When are we going to admit to ourselves that racism and bigotry, that rancid, putrid, vomit-inducing ignorance and paranoia is alive and thriving in our society and have been since the beginning? And yes, not only against blacks: Hispanics are just the latest target of our isolationist xenophobia. We can trace that back generation by generation, group by group, target by target. Asians, Poles, Italians, Irish, Jews, Catholics: Any wave of immigrants that was in any way "different" - to be blunt, that wasn't a WASP - any time there was a wave of "different" people, we heard the same things: It's going to destroy the country, undermine it, these foreigners, they're dirty, they're filthy, they're all the rest of this nonsense. We can trace this right back to Native Americans, who weren't even immigrants.

Our record on this is a shameful one. It may not be the worst, it may not even be all that bad compared to some other nations. That doesn't change the fact that it is shameful.

So I don't want to hear a single breath, a single hint, a single whisper, they we are are a "post-racial society." Anyone who says that to you is lying, either to you or to themselves, I don't know which. But the fact is that we are suffused with racism along with sexism and homophobia - we are steeped in our bigotry until it penetrates our souls.

Yes, it's getting better. Yes, it has been worse in the past.
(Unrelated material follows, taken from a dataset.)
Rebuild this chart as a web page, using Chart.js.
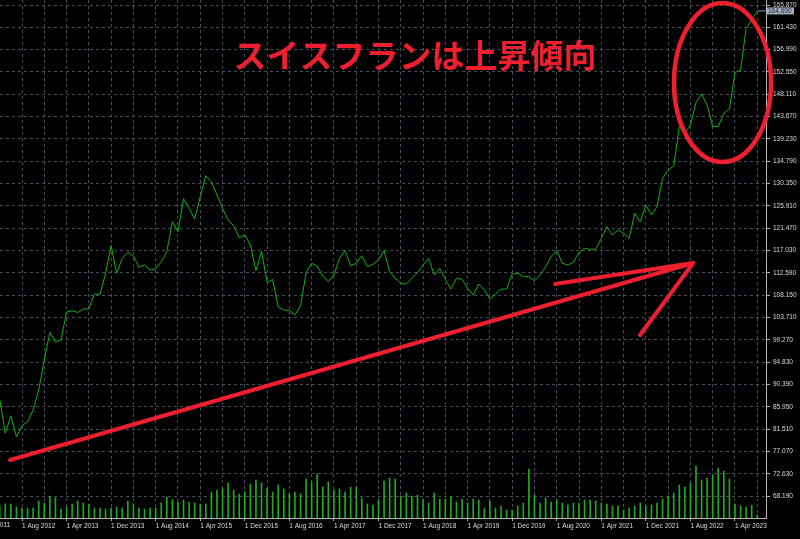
<!DOCTYPE html>
<html>
<head>
<meta charset="utf-8">
<script src="https://cdn.jsdelivr.net/npm/chart.js@4.4.0/dist/chart.umd.min.js"></script>
<style>
  html, body { margin: 0; padding: 0; background: #000; }
  canvas { display: block; }
</style>
</head>
<body>
<canvas id="canvas" width="800" height="539"></canvas>
<script>
// CHF/JPY monthly, first month = Apr 2012 (index 0)
var firstMonth = 'Apr 2012';

var closes = [
  87.44, 80.67, 84.11, 80.00, 82.18, 82.98, 85.31, 89.29, 95.25, 100.76,
  98.83, 99.23, 104.80, 105.06, 104.70, 105.40, 105.40, 108.38, 108.28, 112.50,
  117.99, 112.50, 115.48, 116.68, 115.94, 113.69, 114.15, 113.16, 113.41, 114.81,
  116.80, 122.76, 120.78, 127.34, 125.43, 123.30, 127.74, 131.91, 130.72, 128.08,
  125.43, 123.10, 121.97, 119.58, 120.12, 118.13, 113.02, 116.88, 110.67, 111.27,
  105.80, 105.20, 105.06, 104.21, 106.00, 112.62, 114.49, 113.95, 111.96, 110.83,
  112.16, 115.54, 117.00, 114.01, 114.49, 116.00, 113.81, 114.29, 115.15, 117.00,
  112.82, 111.51, 110.51, 110.37, 111.51, 112.62, 114.15, 115.48, 112.16, 113.49,
  111.31, 109.38, 111.51, 111.31, 109.52, 108.18, 110.37, 109.18, 107.33, 108.38,
  109.32, 109.38, 112.36, 112.50, 111.82, 111.82, 110.97, 112.16, 113.81, 115.84,
  117.08, 114.49, 114.15, 114.69, 116.60, 117.47, 117.27, 117.27, 119.46, 121.77,
  120.12, 121.11, 120.46, 119.46, 124.43, 122.76, 126.09, 124.10, 125.75, 131.40,
  133.05, 133.84, 141.66, 140.35, 142.00, 146.43, 148.17, 145.98, 141.66, 141.70,
  144.33, 145.18, 152.40, 152.94, 161.24, 162.89, 164.69
];

var volumes = [
  12, 14, 14, 11, 10, 10, 10, 17, 15, 22,
  20, 9, 11, 14, 17, 15, 14, 10, 10, 9,
  10, 11, 10, 17, 14, 10, 9, 10, 10, 15,
  21, 18, 16, 18, 16, 15, 14, 14, 26, 28,
  30, 35, 28, 24, 26, 34, 38, 35, 30, 26,
  33, 29, 24, 26, 24, 39, 35, 44, 31, 36,
  28, 29, 26, 31, 31, 20, 14, 13, 18, 37,
  40, 39, 22, 25, 22, 23, 18, 15, 25, 19,
  19, 21, 16, 19, 15, 19, 18, 10, 17, 10,
  12, 8, 8, 12, 15, 49, 23, 15, 20, 16,
  18, 15, 13, 15, 15, 18, 18, 17, 15, 14,
  12, 12, 8, 10, 12, 15, 12, 13, 15, 19,
  22, 25, 33, 31, 35, 52, 38, 40, 43, 50,
  47, 39, 14, 12, 11, 13, 3
];

var priceTicks = [68.19, 72.63, 77.07, 81.51, 85.95, 90.39, 94.83, 99.27, 103.71, 108.15,
  112.59, 117.03, 121.47, 125.91, 130.35, 134.79, 139.23, 143.67, 148.11, 152.55,
  156.99, 161.43, 165.87];

var dateLabels = ['1 Aug 2012', '1 Apr 2013', '1 Dec 2013', '1 Aug 2014', '1 Apr 2015',
  '1 Dec 2015', '1 Aug 2016', '1 Apr 2017', '1 Dec 2017', '1 Aug 2018', '1 Apr 2019',
  '1 Dec 2019', '1 Aug 2020', '1 Apr 2021', '1 Dec 2021', '1 Aug 2022', '1 Apr 2023'];
var cutLabel = '1 Dec 2011'; // sits left of the first month, only its end shows

var bidPrice = 164.69;
var title = 'スイスフランは上昇傾向';

var xMin = 0.05, xMax = 137.57;
var yMin = 63.82, yMax = 166.865;

var red = '#ee1f2e';
var gridColor = '#464d5a';
var axisColor = '#b4b4b4';
var textColor = '#dcdcdc';
var tickFont = { family: 'Liberation Sans', size: 6.5 };

// annotation shapes in data units (month index, price)
var arrowTail = { x: 1.85, y: 75.36 };
var arrowTip = { x: 124.5, y: 114.55 };
var arrowWings = [{ x: 99.7, y: 110.37 }, { x: 114.95, y: 100.23 }];
var circle = { x: 129.76, y: 150.45, rx: 8.71, ry: 15.81 };
var titlePos = { x: 74.56, y: 155.92 };

var gridMonths = [];
for (var m = 4; m <= 136; m += 4) gridMonths.push(m);

function isLabelMonth(v) { return (v - 4) % 8 === 0; }

var overlay = {
  id: 'overlay',
  beforeDraw: function (chart) {
    var ctx = chart.ctx;
    ctx.save();
    ctx.fillStyle = '#000';
    ctx.fillRect(0, 0, chart.width, chart.height);
    ctx.restore();
  },
  afterDraw: function (chart) {
    var ctx = chart.ctx;
    var xs = chart.scales.x, ys = chart.scales.y;
    function px(v) { return xs.getPixelForValue(v); }
    function py(v) { return ys.getPixelForValue(v); }

    ctx.save();
    // label of the month before the window
    ctx.fillStyle = textColor;
    ctx.font = '6.5px "Liberation Sans"';
    ctx.textBaseline = 'middle';
    ctx.fillText(cutLabel, px(-4), chart.chartArea.bottom + 7.5);

    // current price box
    var by = py(bidPrice);
    ctx.fillStyle = '#a3adbd';
    ctx.fillRect(chart.chartArea.right + 1, by - 3.5, 27, 7);
    ctx.fillStyle = '#1b2535';
    ctx.fillText(bidPrice.toFixed(3), chart.chartArea.right + 2, by);

    // arrow
    ctx.strokeStyle = red;
    ctx.lineWidth = 4;
    ctx.lineCap = 'round';
    ctx.beginPath();
    ctx.moveTo(px(arrowTail.x), py(arrowTail.y));
    ctx.lineTo(px(arrowTip.x), py(arrowTip.y));
    arrowWings.forEach(function (w) {
      ctx.moveTo(px(w.x), py(w.y));
      ctx.lineTo(px(arrowTip.x), py(arrowTip.y));
    });
    ctx.stroke();

    // ellipse
    ctx.lineWidth = 4.5;
    ctx.beginPath();
    var cx = px(circle.x), cy = py(circle.y);
    ctx.ellipse(cx, cy, px(circle.x + circle.rx) - cx, py(circle.y - circle.ry) - cy, 0, 0, Math.PI * 2);
    ctx.stroke();

    // title
    ctx.fillStyle = red;
    ctx.font = 'bold 33px "Noto Sans CJK JP"';
    ctx.textAlign = 'center';
    ctx.textBaseline = 'middle';
    ctx.fillText(title, px(titlePos.x), py(titlePos.y));
    ctx.restore();
  }
};

const ctx = document.getElementById('canvas').getContext('2d');
const myChart = new Chart(ctx, {
  data: {
    datasets: [{
      type: 'bar',
      yAxisID: 'vol',
      data: volumes.map(function (v, i) { return { x: i, y: v }; }),
      backgroundColor: '#22a822',
      barThickness: 1,
      borderWidth: 0,
      order: 3
    }, {
      type: 'line',
      yAxisID: 'y',
      data: [{ x: closes.length - 1, y: bidPrice }, { x: xMax, y: bidPrice }],
      borderColor: '#8c98aa',
      borderWidth: 1,
      pointRadius: 0,
      order: 2
    }, {
      type: 'line',
      yAxisID: 'y',
      data: closes.map(function (v, i) { return { x: i, y: v }; }),
      borderColor: '#12b012',
      borderWidth: 1,
      pointRadius: 0,
      tension: 0,
      order: 1
    }]
  },
  options: {
    responsive: false,
    animation: false,
    events: [],
    layout: { padding: 0 },
    plugins: { legend: { display: false }, tooltip: { enabled: false } },
    scales: {
      x: {
        type: 'linear',
        min: xMin,
        max: xMax,
        offset: false,
        afterBuildTicks: function (scale) {
          scale.ticks = gridMonths.map(function (v) { return { value: v }; });
        },
        afterFit: function (scale) {
          scale.height = 21;
          scale.paddingLeft = 0;
          scale.paddingRight = 0;
        },
        ticks: {
          autoSkip: false,
          maxRotation: 0,
          minRotation: 0,
          align: 'start',
          padding: 1,
          color: textColor,
          font: tickFont,
          callback: function (v) {
            return isLabelMonth(v) ? dateLabels[(v - 4) / 8] : '';
          }
        },
        grid: {
          offset: false,
          color: gridColor,
          lineWidth: 1,
          tickLength: 3,
          tickBorderDash: [],
          tickColor: function (c) {
            return c.tick && isLabelMonth(c.tick.value) ? axisColor : 'rgba(0,0,0,0)';
          }
        },
        border: { display: true, color: axisColor, width: 1, dash: [3, 3] }
      },
      y: {
        type: 'linear',
        position: 'right',
        min: yMin,
        max: yMax,
        afterBuildTicks: function (scale) {
          scale.ticks = priceTicks.map(function (v) { return { value: v }; });
        },
        afterFit: function (scale) {
          scale.width = 34;
          scale.paddingTop = 0;
          scale.paddingBottom = 0;
        },
        ticks: {
          autoSkip: false,
          padding: 3,
          color: textColor,
          font: tickFont,
          callback: function (v) { return Number(v).toFixed(3); }
        },
        grid: {
          color: gridColor,
          lineWidth: 1,
          tickLength: 4,
          tickBorderDash: [],
          tickColor: axisColor
        },
        border: { display: true, color: axisColor, width: 1, dash: [3, 3] }
      },
      vol: {
        display: false,
        min: 0,
        max: 518
      }
    }
  },
  plugins: [overlay]
});
</script>
</body>
</html>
Yes, we can see an impact, we can see how bigotry now is usually expressed more with a wink and a nod, with dog whistles, not with overt filth of the old sort.

But if you as an adult sitting there reading this think, if you want to argue to me that racism has nothing to do with why Trayvon Martin is dead and George Zimmerman is still walking around free, then I want nothing to do with you nor should any decent person of decent conscience with two synapses to rub together.